Explanation:
If the population of bees multiplies 8-fold every 5 weeks, we can calculate how long it would take for the population to triple by finding the number of 8-fold multiplications required.
Let's assume the initial population of bees is P.
To triple the population, we need the final population to be 3P.
Since the population multiplies 8-fold every 5 weeks, the number of 8-fold multiplications required can be determined by dividing the final population by the initial population and taking the logarithm to the base 8.

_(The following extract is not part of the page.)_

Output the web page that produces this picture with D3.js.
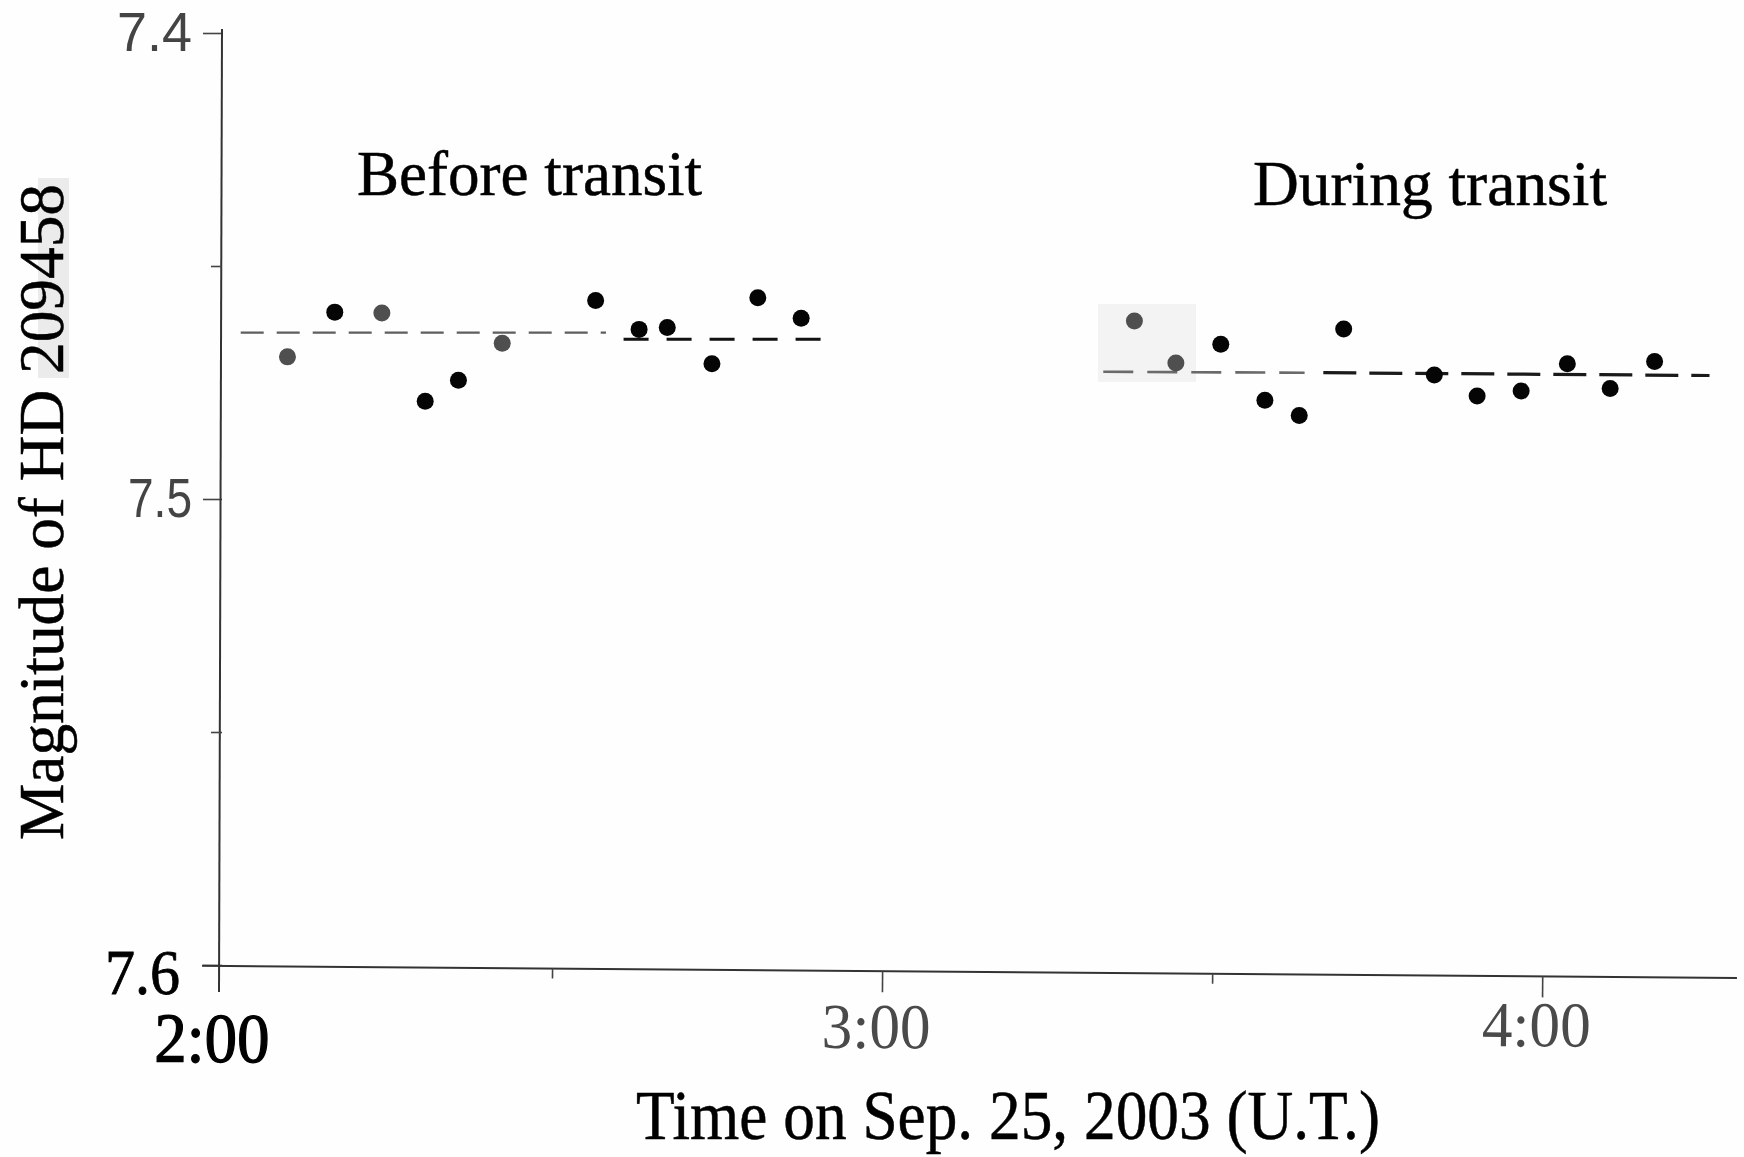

Number of 8-fold multiplications = log(base 8)(final population / initial population)
Number of 8-fold multiplications = log(base 8)(3P / P)
Number of 8-fold multiplications = log(base 8)(3)

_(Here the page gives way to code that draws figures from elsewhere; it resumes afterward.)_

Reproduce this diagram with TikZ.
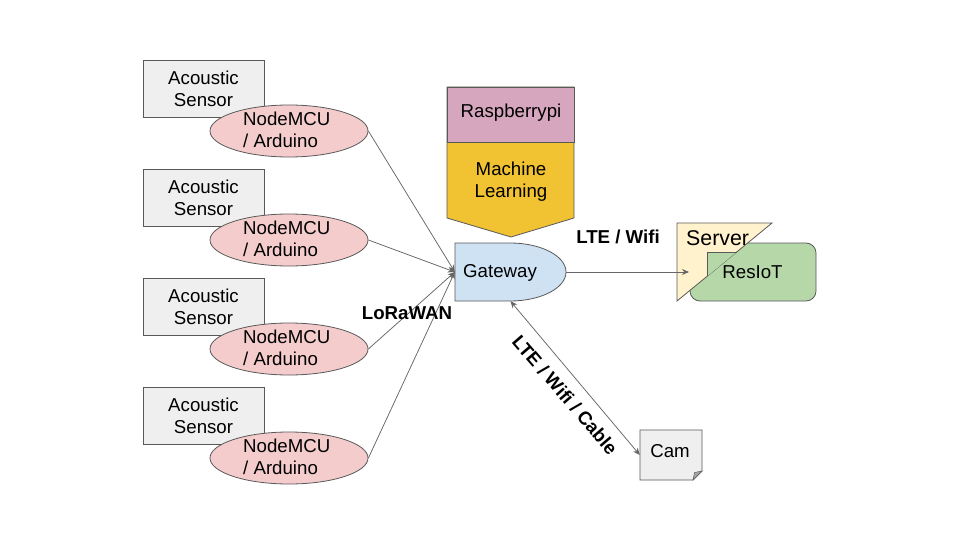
\documentclass[tikz,border=0pt]{standalone}
\usepackage{fontspec}
\setmainfont{Liberation Sans}
\usetikzlibrary{arrows.meta,shapes.geometric}
\definecolor{boxgray}{HTML}{EFEFEF}
\definecolor{pinkfill}{HTML}{F4CCCC}
\definecolor{gwblue}{HTML}{CFE2F3}
\definecolor{rpfill}{HTML}{D5A6BD}
\definecolor{mlfill}{HTML}{F1C232}
\definecolor{srvfill}{HTML}{FFF2CC}
\definecolor{resfill}{HTML}{B6D7A8}
\definecolor{edgec}{HTML}{595959}
\definecolor{arrc}{HTML}{666666}
\definecolor{foldc}{HTML}{A6A6A6}
\begin{document}
\begin{tikzpicture}[x=1pt,y=-1pt,
  txt/.style={font=\fontsize{18.67}{22}\selectfont, align=center, inner sep=0pt},
  sensorbox/.style={draw=edgec, fill=boxgray, line width=0.8pt, minimum width=121pt, minimum height=57pt, inner sep=0pt, txt},
  mcu/.style={ellipse, draw=edgec, fill=pinkfill, line width=0.8pt, minimum width=158pt, minimum height=52pt, inner sep=0pt},
  shapeline/.style={draw=edgec, line width=0.8pt},
  link/.style={draw=arrc, line width=0.75pt, -{Stealth[length=7pt,width=6pt]}},
  lbl/.style={font=\bfseries\fontsize{18.67}{22}\selectfont, inner sep=0pt}
]
\fill[white] (0,0) rectangle (960,540);
\useasboundingbox (0,0) rectangle (960,540);

% sensors and MCUs
\foreach \i/\y in {1/0,2/109,3/218,4/327}{
  \node[sensorbox] (s\i) at (203.5,88.5+\y) {Acoustic\\Sensor};
  \node[mcu] (e\i) at (289,131+\y) {};
  \node[txt, align=left, anchor=west] (t\i) at (243,130+\y) {NodeMCU\\/ Arduino};
}

% Raspberrypi / Machine Learning pentagon
\path[shapeline, fill=mlfill] (447,87) -- (574,87) -- (574,218) -- (511,237) -- (447,218) -- cycle;
\path[shapeline, fill=rpfill] (447,87) rectangle (574,142);
\node[txt] (rp) at (511,113) {Raspberrypi};
\node[txt] (ml) at (511,181.5) {Machine\\Learning};

% Gateway
\path[shapeline, fill=gwblue] (455,243) -- (510,243) .. controls (541,243) and (566,256) .. (566,272)
  .. controls (566,288) and (541,301) .. (510,301) -- (455,301) -- cycle;
\node[minimum width=111pt, minimum height=58pt, inner sep=0pt] (gw) at (510.5,272) {};
\node[txt] (gwt) at (500,273) {Gateway};

% Server / ResIoT
\path[shapeline, fill=resfill, rounded corners=10pt] (690,243) rectangle (816,301);
\path[shapeline, fill=srvfill] (677,223) -- (772,223) -- (677,301) -- cycle;
\fill[resfill] (707,276.4) -- (707,252) -- (736.7,252) -- cycle;
\draw[edgec, line width=0.8pt] (707,276.4) -- (707,252) -- (736.7,252);
\node[font=\fontsize{21.33}{25}\selectfont, anchor=west, inner sep=0pt] (srv) at (686,238) {Server};
\node[txt] (res) at (752.5,272) {ResIoT};
\coordinate (srvin) at (689,272);

% Cam
\path[shapeline, fill=boxgray] (640,430) -- (702,430) -- (702,471) -- (693,480) -- (640,480) -- cycle;
\path[draw=edgec, fill=foldc, line width=0.5pt] (693,480) -- (694.5,472.5) -- (702,471) -- cycle;
\node[minimum width=62pt, minimum height=50pt, inner sep=0pt] (cam) at (671,455) {};
\node[txt] (camt) at (670,451) {Cam};

% connectors
\foreach \i in {1,2,3,4}{
  \draw[link] (e\i.east) -- (gw.west);
}
\draw[link] (gw.east) -- (srvin);
\draw[draw=arrc, line width=0.75pt, {Stealth[length=7pt,width=6pt]}-{Stealth[length=7pt,width=6pt]}] (gw.south) -- (cam.west);

% labels
\node[lbl] (l1) at (618,237) {LTE / Wifi};
\node[lbl] (l2) at (407,313) {LoRaWAN};
\node[lbl, rotate=-49.2] (l3) at (565,395) {LTE / Wifi / Cable};
\end{tikzpicture}
\end{document}
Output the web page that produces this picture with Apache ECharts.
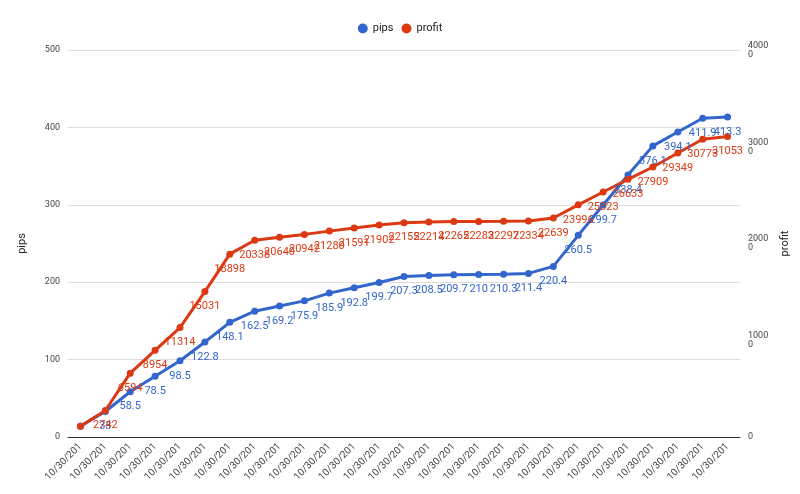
<!DOCTYPE html><html><head><meta charset="utf-8"><script src="https://cdn.jsdelivr.net/npm/echarts@6/dist/echarts.min.js"></script></head><body style="margin:0"><div id="c" style="width:800px;height:494px"></div><script>
const categories = Array(27).fill('10/30/201');
const pips = [14,33,58.5,78.5,98.5,122.8,148.1,162.5,169.2,175.9,185.9,192.8,199.7,207.3,208.5,209.7,210,210.3,211.4,220.4,260.5,299.7,338.4,376.1,394.1,411.9,413.3];
const profit = [1120,2742,6594,8954,11314,15031,18898,20338,20640,20942,21280,21591,21902,22155,22214,22265,22283,22297,22334,22639,23996,25323,26633,27909,29349,30773,31053];
const rightTicks = {0:'0',10000:'1000\n0',20000:'2000\n0',30000:'3000\n0',40000:'4000\n0'};
const lab = (c, skipFirst) => ({show:true,position:'bottom',distance:6,color:c,fontSize:11,formatter:p=>p.dataIndex===0?'':p.value});
const chart = echarts.init(document.getElementById('c'));
chart.setOption({
  textStyle:{fontFamily:'Roboto, Arial'},
  legend:{top:18,left:'center',icon:'circle',itemWidth:10,itemHeight:10,textStyle:{fontSize:11,color:'#222'},data:['pips','profit']},
  grid:{left:68,right:60,top:50,bottom:57},
  xAxis:{type:'category',data:categories,boundaryGap:true,axisTick:{show:false},axisLine:{lineStyle:{color:'#333'}},axisLabel:{rotate:45,fontSize:10,color:'#444',interval:0}},
  yAxis:[
    {type:'value',name:'pips',nameLocation:'middle',nameGap:40,nameTextStyle:{fontSize:11,color:'#222'},min:0,max:500,interval:100,axisLabel:{fontSize:9,color:'#444'},splitLine:{lineStyle:{color:'#ddd'}}},
    {type:'value',name:'profit',nameLocation:'middle',nameGap:40,nameTextStyle:{fontSize:11,color:'#222'},min:0,max:40000,interval:10000,axisLabel:{fontSize:9,color:'#444',formatter:v=>rightTicks[v],align:'left'},splitLine:{show:false}}
  ],
  series:[
    {name:'pips',type:'line',data:pips,yAxisIndex:0,color:'#3366cc',symbol:'circle',symbolSize:7,lineStyle:{width:3},label:lab('#3366cc')},
    {name:'profit',type:'line',data:profit,yAxisIndex:1,color:'#dc3912',symbol:'circle',symbolSize:7,lineStyle:{width:3},label:lab('#dc3912')}
  ]
});
</script></body></html>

Using logarithm properties, we can rewrite this as:
Number of 8-fold multiplications = log(base 8)(2^1.58496)
Number of 8-fold multiplications = 1.58496 * log(base 8)(2)
Number of 8-fold multiplications ≈ 1.58496 * 0.33333 (approximating log(base 8)(2) as 0.33333)
Number of 8-fold multiplications ≈ 0.52798
Since each 8-fold multiplication occurs every 5 weeks, we can multiply the number of multiplications by 5 to get the total time in weeks:
Total time = Number of 8-fold multiplications * 5
Total time ≈ 0.52798 * 5
Total time ≈ 2.64 weeks
Therefore, it would take approximately 2.64 weeks for the population of bees to triple if they multiply 8-fold every 5 weeks.